Currently, Cambodia’s export base relies heavily on garments, textiles, footwear and agriculture. These sectors provide essential employment and foreign exchange but are characterised by low margins, intense competition from other low-wage countries and vulnerability to automation or trade policy shifts. To replicate Korea’s resilience, Cambodia must aggressively pursue industrial restructuring over the coming decade.

Benchmarking Korea means:

  • Transitioning to High-Value Manufacturing: Shifting from low-skill assembly in garments to electronics assembly, automotive components, semiconductor packaging and testing, and eventually higher-value design and production. This requires targeted investments in vocational training, STEM education and partnerships with global firms like those in Korea’s chaebol model adapted to Cambodia’s context.
  • Diversifying Foreign Exchange Channels: Creating multiple streams of revenue across advanced manufacturing, information technology services, eco-tourism and modernised agriculture (e.g., processed foods, organic exports). Cambodia could leverage its young population and strategic location in ASEAN to become a hub for regional supply chains.
  • Building Global Credibility: Integrating deeply into global economic benchmarks — improving ease of doing business, intellectual property protection and transparency — to draw patient, long-term foreign capital. Korea has successfully attracted FDI that upgrades capabilities rather than just exploiting cheap labour. Cambodia could aim for similar “quality FDI” through special economic zones focused on technology transfer.

Such upgrades would raise productivity, increase wages and create a more resilient tax base.
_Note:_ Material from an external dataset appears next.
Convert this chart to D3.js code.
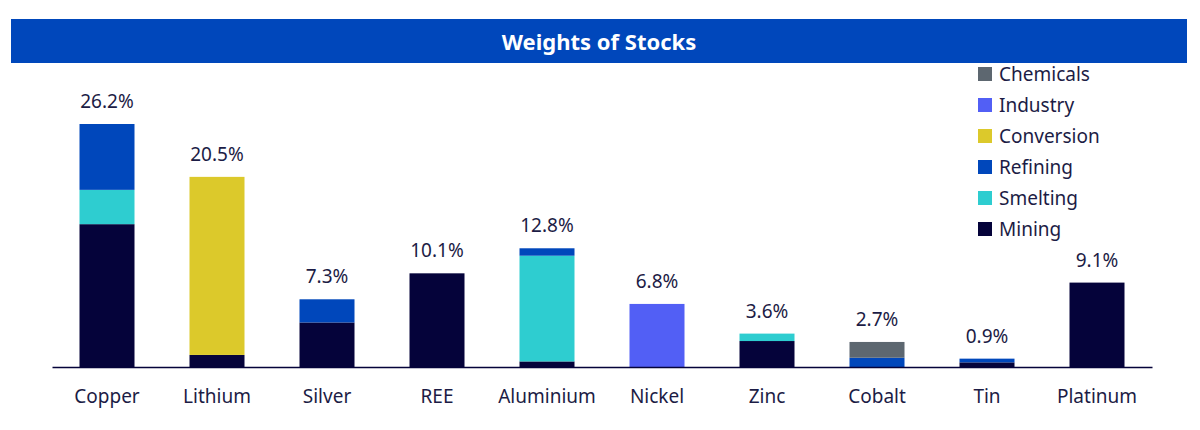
<!DOCTYPE html>
<html>
<head>
<meta charset="utf-8">
<script src="https://cdn.jsdelivr.net/npm/d3@7"></script>
<style>
  body { margin: 0; background: #fff; }
  text { font-family: "Source Sans Pro", "Noto Sans", sans-serif; }
</style>
</head>
<body>
<script>
// categories and stacked series values (% weight)
var metals = ["Copper", "Lithium", "Silver", "REE", "Aluminium", "Nickel", "Zinc", "Cobalt", "Tin", "Platinum"];
var mining     = [15.4, 1.3, 4.8, 10.1, 0.6, 0, 2.8, 0, 0.5, 9.1];
var smelting   = [3.7, 0, 0, 0, 11.4, 0, 0.8, 0, 0, 0];
var refining   = [7.1, 0, 2.5, 0, 0.8, 0, 0, 1.0, 0.4, 0];
var conversion = [0, 19.2, 0, 0, 0, 0, 0, 0, 0, 0];
var industry   = [0, 0, 0, 0, 0, 6.8, 0, 0, 0, 0];
var chemicals  = [0, 0, 0, 0, 0, 0, 0, 1.7, 0, 0];
var totals     = ["26.2%", "20.5%", "7.3%", "10.1%", "12.8%", "6.8%", "3.6%", "2.7%", "0.9%", "9.1%"];

var seriesNames = ["Mining", "Smelting", "Refining", "Conversion", "Industry", "Chemicals"];
var seriesColors = ["#05033a", "#2ecdd0", "#0047bb", "#dcc92b", "#525ff5", "#5d6770"];

var rows = metals.map(function(m, i) {
  return { metal: m, Mining: mining[i], Smelting: smelting[i], Refining: refining[i],
           Conversion: conversion[i], Industry: industry[i], Chemicals: chemicals[i], total: totals[i] };
});

var width = 1200, height = 430;
var svg = d3.select("body").append("svg")
    .attr("width", width)
    .attr("height", height);

// title bar
svg.append("rect")
    .attr("x", 11).attr("y", 19)
    .attr("width", 1176).attr("height", 44)
    .attr("fill", "#0047bb");
svg.append("text")
    .attr("x", 599).attr("y", 42)
    .attr("dy", ".35em")
    .attr("text-anchor", "middle")
    .attr("fill", "#fff")
    .style("font-size", "22px")
    .style("font-weight", "bold")
    .text("Weights of Stocks");

var x = d3.scaleBand()
    .domain(metals)
    .range([52, 1152])
    .paddingInner(0.5)
    .paddingOuter(0.25);

var baseY = 367;
var y = d3.scaleLinear()
    .domain([0, 26.2])
    .range([baseY, 124]);

var stack = d3.stack().keys(seriesNames);
var layers = stack(rows);

var color = d3.scaleOrdinal().domain(seriesNames).range(seriesColors);

svg.append("g").selectAll("g")
    .data(layers)
  .enter().append("g")
    .attr("fill", function(d) { return color(d.key); })
  .selectAll("rect")
    .data(function(d) { return d; })
  .enter().append("rect")
    .attr("x", function(d) { return x(d.data.metal); })
    .attr("y", function(d) { return y(d[1]); })
    .attr("height", function(d) { return y(d[0]) - y(d[1]); })
    .attr("width", x.bandwidth());

// x axis
var xAxis = svg.append("g")
    .attr("transform", "translate(0," + baseY + ")")
    .call(d3.axisBottom(x).tickSize(0).tickPadding(23));
xAxis.select(".domain").attr("stroke", "#05033a").attr("stroke-width", 1.5);
xAxis.selectAll("text")
    .attr("fill", "#1c1c45")
    .style("font-size", "19px");

// total labels
svg.append("g").selectAll("text")
    .data(rows)
  .enter().append("text")
    .attr("x", function(d) { return x(d.metal) + x.bandwidth() / 2; })
    .attr("y", function(d) {
      var t = seriesNames.reduce(function(s, k) { return s + d[k]; }, 0);
      return y(t) - 16;
    })
    .attr("text-anchor", "middle")
    .attr("fill", "#1c1c45")
    .style("font-size", "19px")
    .text(function(d) { return d.total; });

// legend (reverse order, top to bottom)
var legendKeys = seriesNames.slice().reverse();
var legend = svg.append("g").selectAll("g")
    .data(legendKeys)
  .enter().append("g")
    .attr("transform", function(d, i) { return "translate(978," + (74 + i * 31) + ")"; });
legend.append("rect")
    .attr("x", 0).attr("y", -7)
    .attr("width", 14).attr("height", 14)
    .attr("fill", function(d) { return color(d); });
legend.append("text")
    .attr("x", 21)
    .attr("dy", ".35em")
    .attr("fill", "#1c1c45")
    .style("font-size", "19px")
    .text(function(d) { return d; });
</script>
</body>
</html>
Historical evidence from East Asia shows that countries like Korea, which moved up the value chain from light manufacturing in the 1960s-80s, achieved sustained high-income status.

Proactive Governance and Fiscal Health

Korea’s resilience is also a product of disciplined fiscal management and swift government action. Korea maintains a highly stable government debt-to-GDP ratio — around 50-54% in recent data — well below many advanced economies. This gives the government ample fiscal space to implement proactive measures when crises hit, such as targeted subsidies for energy, supply chain diversification initiatives, R&D support and supplementary spending to bolster domestic demand.

For Cambodia, as it continues to develop and urbanise, maintaining a healthy fiscal balance sheet is crucial. Prudent debt management, efficient public spending and anti-corruption measures will keep international investor confidence high. Strategic government interventions — such as infrastructure development, skills programmes and incentives for priority industries — can protect and nurture domestic markets without distorting them. Global institutions and investors reward such fundamentals with lower borrowing costs and increased inflows.

Cambodia is at a pivotal moment in its economic journey. While the country continues to enjoy strong growth and has made remarkable progress in poverty reduction, global volatility is the new normal. Energy shocks, trade fragmentation and technological disruptions will test every emerging economy.

By benchmarking Korea’s model, Cambodia can learn how to transform its economy from one that merely reacts to external shocks to one that can finance its way through them with confidence. This requires visionary leadership, sustained investment in education and infrastructure, public-private collaboration and a long-term commitment to upgrading industrial capabilities. It is time for Cambodia to reshape its industrial structure, boost its capacity to earn foreign currency through high-value exports and write its own narrative of unbreakable economic resilience.

The path Korea has forged proves that with the right strategies, even resource-constrained nations can achieve enduring strength on the global ledger. Cambodia has the demographic dividend and regional advantages to do the same — now is the moment to act decisively.

Seun Sam is a policy analyst at the Royal Academy of Cambodia. The views and opinions expressed are his own.